Dataset content ::
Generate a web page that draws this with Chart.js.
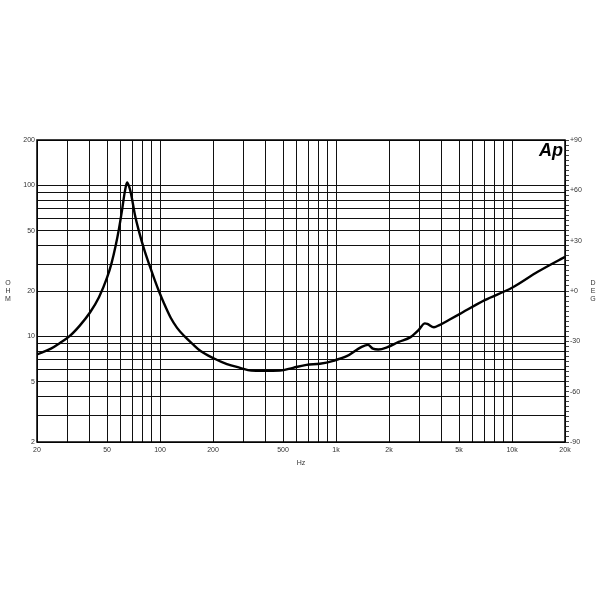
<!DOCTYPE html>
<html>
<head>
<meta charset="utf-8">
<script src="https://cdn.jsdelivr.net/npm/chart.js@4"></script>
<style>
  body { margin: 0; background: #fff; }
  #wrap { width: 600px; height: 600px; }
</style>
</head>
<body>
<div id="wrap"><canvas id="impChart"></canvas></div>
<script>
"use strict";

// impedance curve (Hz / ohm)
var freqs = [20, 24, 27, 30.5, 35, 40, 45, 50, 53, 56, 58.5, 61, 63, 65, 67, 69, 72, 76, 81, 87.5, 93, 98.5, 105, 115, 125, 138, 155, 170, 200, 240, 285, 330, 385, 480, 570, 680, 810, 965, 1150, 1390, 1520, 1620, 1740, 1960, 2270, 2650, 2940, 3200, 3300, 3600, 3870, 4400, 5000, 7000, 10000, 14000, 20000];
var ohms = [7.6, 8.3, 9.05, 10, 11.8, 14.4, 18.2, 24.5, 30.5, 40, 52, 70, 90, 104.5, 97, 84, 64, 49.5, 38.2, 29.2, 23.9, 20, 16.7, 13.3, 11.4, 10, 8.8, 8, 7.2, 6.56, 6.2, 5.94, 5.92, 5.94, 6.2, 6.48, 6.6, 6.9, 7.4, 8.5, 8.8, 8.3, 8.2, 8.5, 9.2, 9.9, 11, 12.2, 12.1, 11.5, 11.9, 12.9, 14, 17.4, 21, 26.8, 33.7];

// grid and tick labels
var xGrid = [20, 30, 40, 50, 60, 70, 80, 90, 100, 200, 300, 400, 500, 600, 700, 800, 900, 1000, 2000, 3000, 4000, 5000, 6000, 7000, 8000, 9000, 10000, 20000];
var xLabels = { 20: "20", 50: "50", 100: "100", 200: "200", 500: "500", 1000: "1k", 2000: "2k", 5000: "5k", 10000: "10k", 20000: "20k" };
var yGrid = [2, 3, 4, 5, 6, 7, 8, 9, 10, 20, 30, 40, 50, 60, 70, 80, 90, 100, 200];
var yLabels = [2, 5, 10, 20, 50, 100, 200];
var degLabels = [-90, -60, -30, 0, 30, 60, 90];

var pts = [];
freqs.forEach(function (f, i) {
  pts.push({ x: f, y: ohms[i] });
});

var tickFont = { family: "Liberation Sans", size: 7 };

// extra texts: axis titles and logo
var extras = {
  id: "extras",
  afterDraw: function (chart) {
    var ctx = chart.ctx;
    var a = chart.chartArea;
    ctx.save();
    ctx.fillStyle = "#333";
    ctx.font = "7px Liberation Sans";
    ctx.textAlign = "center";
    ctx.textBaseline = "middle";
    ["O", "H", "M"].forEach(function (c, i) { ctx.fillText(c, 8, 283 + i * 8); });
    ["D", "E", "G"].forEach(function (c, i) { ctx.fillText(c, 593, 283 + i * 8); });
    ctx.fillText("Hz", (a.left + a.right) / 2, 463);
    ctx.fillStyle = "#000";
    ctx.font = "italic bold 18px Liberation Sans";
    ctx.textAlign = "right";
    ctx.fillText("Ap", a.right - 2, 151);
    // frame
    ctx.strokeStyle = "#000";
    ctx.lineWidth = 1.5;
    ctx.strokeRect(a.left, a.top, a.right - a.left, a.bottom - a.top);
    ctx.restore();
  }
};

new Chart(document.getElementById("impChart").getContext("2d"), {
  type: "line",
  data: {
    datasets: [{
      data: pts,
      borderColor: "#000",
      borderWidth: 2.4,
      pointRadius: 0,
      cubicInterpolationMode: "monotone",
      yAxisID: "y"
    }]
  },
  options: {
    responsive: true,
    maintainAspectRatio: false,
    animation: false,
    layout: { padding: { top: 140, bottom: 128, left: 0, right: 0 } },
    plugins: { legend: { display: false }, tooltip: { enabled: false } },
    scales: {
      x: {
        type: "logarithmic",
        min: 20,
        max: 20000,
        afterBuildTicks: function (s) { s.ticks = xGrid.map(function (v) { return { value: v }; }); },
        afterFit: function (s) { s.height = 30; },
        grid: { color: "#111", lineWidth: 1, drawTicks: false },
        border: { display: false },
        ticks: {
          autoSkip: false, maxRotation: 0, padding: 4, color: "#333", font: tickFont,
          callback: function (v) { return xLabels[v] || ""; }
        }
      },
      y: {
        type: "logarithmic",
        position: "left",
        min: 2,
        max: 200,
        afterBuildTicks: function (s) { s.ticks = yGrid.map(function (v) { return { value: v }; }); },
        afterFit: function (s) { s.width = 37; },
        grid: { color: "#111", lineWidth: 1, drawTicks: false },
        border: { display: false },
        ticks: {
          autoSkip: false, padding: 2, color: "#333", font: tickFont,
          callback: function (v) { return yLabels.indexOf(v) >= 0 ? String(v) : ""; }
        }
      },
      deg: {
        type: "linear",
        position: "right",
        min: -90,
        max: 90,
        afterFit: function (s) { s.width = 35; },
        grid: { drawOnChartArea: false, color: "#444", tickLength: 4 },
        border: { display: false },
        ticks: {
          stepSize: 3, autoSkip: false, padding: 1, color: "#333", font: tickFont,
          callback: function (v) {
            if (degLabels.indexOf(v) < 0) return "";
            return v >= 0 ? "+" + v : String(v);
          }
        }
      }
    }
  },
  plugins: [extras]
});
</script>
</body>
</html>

Task details ::
Using the data above, write out every line exactly, leaving the images behind.

Reply ::
Generate a web page that draws this with Chart.js.
<!DOCTYPE html>
<html>
<head>
<meta charset="utf-8">
<script src="https://cdn.jsdelivr.net/npm/chart.js@4"></script>
<style>
  body { margin: 0; background: #fff; }
  #wrap { width: 600px; height: 600px; }
</style>
</head>
<body>
<div id="wrap"><canvas id="impChart"></canvas></div>
<script>
"use strict";

// impedance curve (Hz / ohm)
var freqs = [20, 24, 27, 30.5, 35, 40, 45, 50, 53, 56, 58.5, 61, 63, 65, 67, 69, 72, 76, 81, 87.5, 93, 98.5, 105, 115, 125, 138, 155, 170, 200, 240, 285, 330, 385, 480, 570, 680, 810, 965, 1150, 1390, 1520, 1620, 1740, 1960, 2270, 2650, 2940, 3200, 3300, 3600, 3870, 4400, 5000, 7000, 10000, 14000, 20000];
var ohms = [7.6, 8.3, 9.05, 10, 11.8, 14.4, 18.2, 24.5, 30.5, 40, 52, 70, 90, 104.5, 97, 84, 64, 49.5, 38.2, 29.2, 23.9, 20, 16.7, 13.3, 11.4, 10, 8.8, 8, 7.2, 6.56, 6.2, 5.94, 5.92, 5.94, 6.2, 6.48, 6.6, 6.9, 7.4, 8.5, 8.8, 8.3, 8.2, 8.5, 9.2, 9.9, 11, 12.2, 12.1, 11.5, 11.9, 12.9, 14, 17.4, 21, 26.8, 33.7];

// grid and tick labels
var xGrid = [20, 30, 40, 50, 60, 70, 80, 90, 100, 200, 300, 400, 500, 600, 700, 800, 900, 1000, 2000, 3000, 4000, 5000, 6000, 7000, 8000, 9000, 10000, 20000];
var xLabels = { 20: "20", 50: "50", 100: "100", 200: "200", 500: "500", 1000: "1k", 2000: "2k", 5000: "5k", 10000: "10k", 20000: "20k" };
var yGrid = [2, 3, 4, 5, 6, 7, 8, 9, 10, 20, 30, 40, 50, 60, 70, 80, 90, 100, 200];
var yLabels = [2, 5, 10, 20, 50, 100, 200];
var degLabels = [-90, -60, -30, 0, 30, 60, 90];

var pts = [];
freqs.forEach(function (f, i) {
  pts.push({ x: f, y: ohms[i] });
});

var tickFont = { family: "Liberation Sans", size: 7 };

// extra texts: axis titles and logo
var extras = {
  id: "extras",
  afterDraw: function (chart) {
    var ctx = chart.ctx;
    var a = chart.chartArea;
    ctx.save();
    ctx.fillStyle = "#333";
    ctx.font = "7px Liberation Sans";
    ctx.textAlign = "center";
    ctx.textBaseline = "middle";
    ["O", "H", "M"].forEach(function (c, i) { ctx.fillText(c, 8, 283 + i * 8); });
    ["D", "E", "G"].forEach(function (c, i) { ctx.fillText(c, 593, 283 + i * 8); });
    ctx.fillText("Hz", (a.left + a.right) / 2, 463);
    ctx.fillStyle = "#000";
    ctx.font = "italic bold 18px Liberation Sans";
    ctx.textAlign = "right";
    ctx.fillText("Ap", a.right - 2, 151);
    // frame
    ctx.strokeStyle = "#000";
    ctx.lineWidth = 1.5;
    ctx.strokeRect(a.left, a.top, a.right - a.left, a.bottom - a.top);
    ctx.restore();
  }
};

new Chart(document.getElementById("impChart").getContext("2d"), {
  type: "line",
  data: {
    datasets: [{
      data: pts,
      borderColor: "#000",
      borderWidth: 2.4,
      pointRadius: 0,
      cubicInterpolationMode: "monotone",
      yAxisID: "y"
    }]
  },
  options: {
    responsive: true,
    maintainAspectRatio: false,
    animation: false,
    layout: { padding: { top: 140, bottom: 128, left: 0, right: 0 } },
    plugins: { legend: { display: false }, tooltip: { enabled: false } },
    scales: {
      x: {
        type: "logarithmic",
        min: 20,
        max: 20000,
        afterBuildTicks: function (s) { s.ticks = xGrid.map(function (v) { return { value: v }; }); },
        afterFit: function (s) { s.height = 30; },
        grid: { color: "#111", lineWidth: 1, drawTicks: false },
        border: { display: false },
        ticks: {
          autoSkip: false, maxRotation: 0, padding: 4, color: "#333", font: tickFont,
          callback: function (v) { return xLabels[v] || ""; }
        }
      },
      y: {
        type: "logarithmic",
        position: "left",
        min: 2,
        max: 200,
        afterBuildTicks: function (s) { s.ticks = yGrid.map(function (v) { return { value: v }; }); },
        afterFit: function (s) { s.width = 37; },
        grid: { color: "#111", lineWidth: 1, drawTicks: false },
        border: { display: false },
        ticks: {
          autoSkip: false, padding: 2, color: "#333", font: tickFont,
          callback: function (v) { return yLabels.indexOf(v) >= 0 ? String(v) : ""; }
        }
      },
      deg: {
        type: "linear",
        position: "right",
        min: -90,
        max: 90,
        afterFit: function (s) { s.width = 35; },
        grid: { drawOnChartArea: false, color: "#444", tickLength: 4 },
        border: { display: false },
        ticks: {
          stepSize: 3, autoSkip: false, padding: 1, color: "#333", font: tickFont,
          callback: function (v) {
            if (degLabels.indexOf(v) < 0) return "";
            return v >= 0 ? "+" + v : String(v);
          }
        }
      }
    }
  },
  plugins: [extras]
});
</script>
</body>
</html>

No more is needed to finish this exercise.